- [AIM OF THE TASK] Can you write out all the lines word for word, with no pictures?

"""

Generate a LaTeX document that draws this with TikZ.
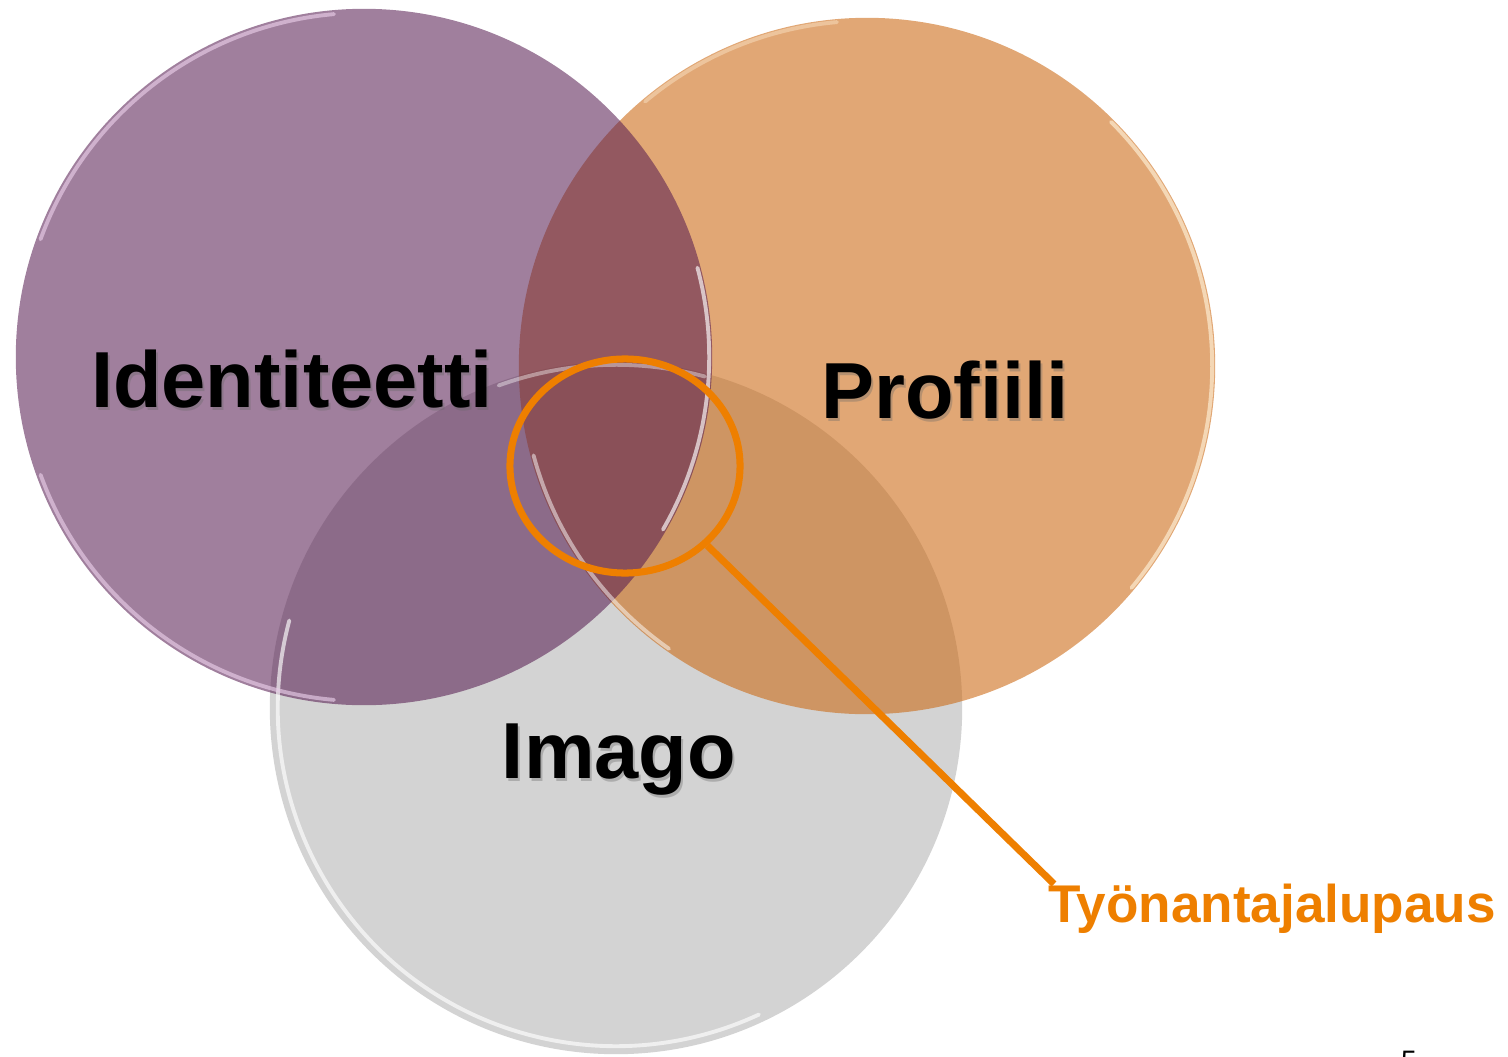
\documentclass[tikz,border=0pt]{standalone}
\usepackage{fontspec}
\setmainfont{Liberation Sans}
\usetikzlibrary{shapes.geometric}
\definecolor{grayc}{RGB}{211,211,211}
\definecolor{orangec}{RGB}{204,106,21}
\definecolor{purplec}{RGB}{86,27,80}
\definecolor{hlc}{RGB}{238,127,0}
\definecolor{creamc}{RGB}{255,240,215}
\definecolor{pinkc}{RGB}{232,205,232}
\begin{document}
\begin{tikzpicture}[x=0.01cm,y=-0.01cm,
  venn/.style={circle, inner sep=0pt, outer sep=0pt, draw=none},
  rim/.style={line width=1.1pt, draw opacity=0.65, line cap=round},
  lbl/.style={font=\fontsize{22.6}{26}\selectfont\bfseries, text=black, inner sep=0pt, anchor=base},
  lblshadow/.style={lbl, text=black!60, text opacity=0.35},
  hlstyle/.style={draw=hlc, line width=2pt},
  callout/.style={font=\fontsize{15.1}{18}\selectfont\bfseries, text=hlc, inner sep=0pt, anchor=base}
]
\useasboundingbox (0,0) rectangle (1508,1057);
% circles: gray bottom, orange, purple on top
\node[venn, minimum size=6.92cm, fill=grayc] (imc) at (616,708) {};
\node[venn, minimum size=6.96cm, fill=orangec, fill opacity=0.59] (prc) at (867,366) {};
\node[venn, minimum size=6.96cm, fill=purplec, fill opacity=0.56] (idc) at (364,357) {};
% glossy rims (partial arcs)
\begin{scope}[shift={(imc.center)}, x=1cm, y=1cm]
  \draw[rim, white] (165:3.38) arc[start angle=165, end angle=295, radius=3.38];
  \draw[rim, white, draw opacity=0.4] (75:3.43) arc[start angle=75, end angle=110, radius=3.43];
\end{scope}
\begin{scope}[shift={(prc.center)}, x=1cm, y=1cm]
  \draw[rim, creamc] (-40:3.45) arc[start angle=-40, end angle=45, radius=3.45];
  \draw[rim, white, draw opacity=0.5] (195:3.45) arc[start angle=195, end angle=235, radius=3.45];
  \draw[rim, creamc, draw opacity=0.4] (95:3.45) arc[start angle=95, end angle=130, radius=3.45];
\end{scope}
\begin{scope}[shift={(idc.center)}, x=1cm, y=1cm]
  \draw[rim, pinkc] (95:3.44) arc[start angle=95, end angle=160, radius=3.44];
  \draw[rim, pinkc] (200:3.44) arc[start angle=200, end angle=265, radius=3.44];
  \draw[rim, white] (-30:3.45) arc[start angle=-30, end angle=15, radius=3.45];
\end{scope}
% labels with soft shadow
\node[lblshadow] at (294,410) {Identiteetti};
\node[lbl] (idl) at (292,407) {Identiteetti};
\node[lblshadow] at (947,421) {Profiili};
\node[lbl] (prl) at (945,418) {Profiili};
\node[lblshadow] at (621,781) {Imago};
\node[lbl] (iml) at (619,778) {Imago};
% highlight and callout
\node[ellipse, hlstyle, minimum width=2.30cm, minimum height=2.14cm, inner sep=0pt] (hl) at (625,466) {};
\node[callout] (cl) at (1272,922) {Työnantajalupaus};
\coordinate (clend) at (1054,884);
\draw[hlc, line width=2pt] (hl.-44) -- (clend);
% page number fragment (cut off at the lower edge, as in the reference)
\node[font=\fontsize{8}{9}\selectfont, inner sep=0pt, anchor=base] (pg) at (1409,1070) {5};
\end{tikzpicture}
\end{document}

"""

- [ANSWER TO THIS EXERCISE]
Generate a LaTeX document that draws this with TikZ.
\documentclass[tikz,border=0pt]{standalone}
\usepackage{fontspec}
\setmainfont{Liberation Sans}
\usetikzlibrary{shapes.geometric}
\definecolor{grayc}{RGB}{211,211,211}
\definecolor{orangec}{RGB}{204,106,21}
\definecolor{purplec}{RGB}{86,27,80}
\definecolor{hlc}{RGB}{238,127,0}
\definecolor{creamc}{RGB}{255,240,215}
\definecolor{pinkc}{RGB}{232,205,232}
\begin{document}
\begin{tikzpicture}[x=0.01cm,y=-0.01cm,
  venn/.style={circle, inner sep=0pt, outer sep=0pt, draw=none},
  rim/.style={line width=1.1pt, draw opacity=0.65, line cap=round},
  lbl/.style={font=\fontsize{22.6}{26}\selectfont\bfseries, text=black, inner sep=0pt, anchor=base},
  lblshadow/.style={lbl, text=black!60, text opacity=0.35},
  hlstyle/.style={draw=hlc, line width=2pt},
  callout/.style={font=\fontsize{15.1}{18}\selectfont\bfseries, text=hlc, inner sep=0pt, anchor=base}
]
\useasboundingbox (0,0) rectangle (1508,1057);
% circles: gray bottom, orange, purple on top
\node[venn, minimum size=6.92cm, fill=grayc] (imc) at (616,708) {};
\node[venn, minimum size=6.96cm, fill=orangec, fill opacity=0.59] (prc) at (867,366) {};
\node[venn, minimum size=6.96cm, fill=purplec, fill opacity=0.56] (idc) at (364,357) {};
% glossy rims (partial arcs)
\begin{scope}[shift={(imc.center)}, x=1cm, y=1cm]
  \draw[rim, white] (165:3.38) arc[start angle=165, end angle=295, radius=3.38];
  \draw[rim, white, draw opacity=0.4] (75:3.43) arc[start angle=75, end angle=110, radius=3.43];
\end{scope}
\begin{scope}[shift={(prc.center)}, x=1cm, y=1cm]
  \draw[rim, creamc] (-40:3.45) arc[start angle=-40, end angle=45, radius=3.45];
  \draw[rim, white, draw opacity=0.5] (195:3.45) arc[start angle=195, end angle=235, radius=3.45];
  \draw[rim, creamc, draw opacity=0.4] (95:3.45) arc[start angle=95, end angle=130, radius=3.45];
\end{scope}
\begin{scope}[shift={(idc.center)}, x=1cm, y=1cm]
  \draw[rim, pinkc] (95:3.44) arc[start angle=95, end angle=160, radius=3.44];
  \draw[rim, pinkc] (200:3.44) arc[start angle=200, end angle=265, radius=3.44];
  \draw[rim, white] (-30:3.45) arc[start angle=-30, end angle=15, radius=3.45];
\end{scope}
% labels with soft shadow
\node[lblshadow] at (294,410) {Identiteetti};
\node[lbl] (idl) at (292,407) {Identiteetti};
\node[lblshadow] at (947,421) {Profiili};
\node[lbl] (prl) at (945,418) {Profiili};
\node[lblshadow] at (621,781) {Imago};
\node[lbl] (iml) at (619,778) {Imago};
% highlight and callout
\node[ellipse, hlstyle, minimum width=2.30cm, minimum height=2.14cm, inner sep=0pt] (hl) at (625,466) {};
\node[callout] (cl) at (1272,922) {Työnantajalupaus};
\coordinate (clend) at (1054,884);
\draw[hlc, line width=2pt] (hl.-44) -- (clend);
% page number fragment (cut off at the lower edge, as in the reference)
\node[font=\fontsize{8}{9}\selectfont, inner sep=0pt, anchor=base] (pg) at (1409,1070) {5};
\end{tikzpicture}
\end{document}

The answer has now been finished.